Daily Telegraph: Taxpayers tapped out in $20m Opal card glitch →

EDIT: Transport for NSW has issued a Media Release in response here

Richard Noone & Jim O’Rourke, The Daily Telegraph, 23rd May 2015

Opal Card ticket machine malfunctions are costing the state government tens of millions of dollars in lost revenue.

Passengers and drivers on State Transit Authority buses have been complaining for months about the “tap on, tap off” travel smartcard machines breaking down on a daily basis.

Drivers on the fleet’s 5000 buses say faulty card readers are letting passengers travel free on “entire bus runs’’.

Tens of millions of dollars in lost revenue have been racked up, a shortfall to be ultimately footed by taxpayers.

Exclusive data obtained by The Saturday Telegraph reveals fare box revenue in the 12 months since the Opal card rollout is just $330.2 million.

That is $20 million less than the four-year average of $350.25 million identified by an Independent Pricing and Regulatory Tribunal review from 2008-09 to 2011-12.

Opal card users at Parramatta Rail Station.

Opal card users at Parramatta Rail Station.

But if 22 million free trips accrued by Opal card users in the past 12 months after reaching their daily or weekly caps were included, the lost revenue — based on the minimum fare of $2.40 alone — would be upwards of $52.8 million.

Transport for NSW said fare box revenue was seasonal and that over the last 12 months “revenue has met expectations’’. But Rail, Tram and Bus Union division president Gary Way said Transport for NSW would have “no idea’’ how much revenue was being lost when card readers failed.

“That would be the main question and I reckon it would be more (than $20 million).
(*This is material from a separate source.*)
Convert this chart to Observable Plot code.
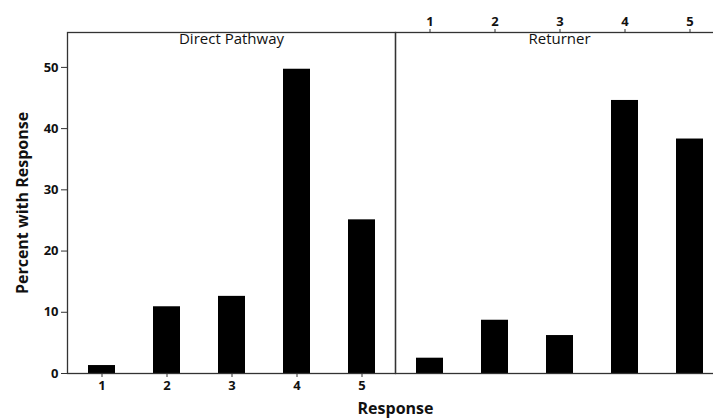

Everyone travelled around all summer and no one paid,’’ Mr Way said.

And this could be just the tip of the iceberg. NSW has issued 2.8 million Opal cards and logged more than 81 million bus trips since the system went live in April last year.

Bus drivers say faulty card readers are letting passengers travel free.

Bus drivers say faulty card readers are letting passengers travel free.

But that is almost 144 million fewer passenger boardings than in the 2013-14 financial year, meaning the majority of people are still using old cardboard tickets or are riding free because they cannot tap on.

The government is clawing some of its lost revenue back by overcharging them when they cannot tap off.

Earlier this month transport authorities were forced to install new computer software to fix the troubled Opal card readers on Sydney buses.

A briefing note sent to depot managers by STA management, obtained by The Saturday Telegraph, confirms that passengers would be able to travel free while the computer upgrade was under way.

Drivers are reportedly letting passengers on for free rather than hold up the trip wrangling with faulty machines.

Drivers are reportedly letting passengers on for free rather than hold up the trip wrangling with faulty machines.

One driver, who declined to be named, said bus drivers were told “just let them on’’ rather than delay services as people tried to wrangle with the faulty readers.

“It’s either the old (ticket) green machines are working and Opal is dead or vice versa,’’ he said. “You never get the two of them working together.’’

Transport for NSW spokesman said that software upgrades are normal procedure for electronic ticketing systems and will continue.

“These upgrades have already been rolled out successfully to 220 buses across two STA depots and largely take place between 11pm and 4am to reduce impact on Opal customers,” he said.

“For those few buses not upgraded during the night, the bus computer and reader will automatically upgrade and there is a small chance a reader will not operate for a short period. Bus drivers have been advised on customer communications for this eventuality.”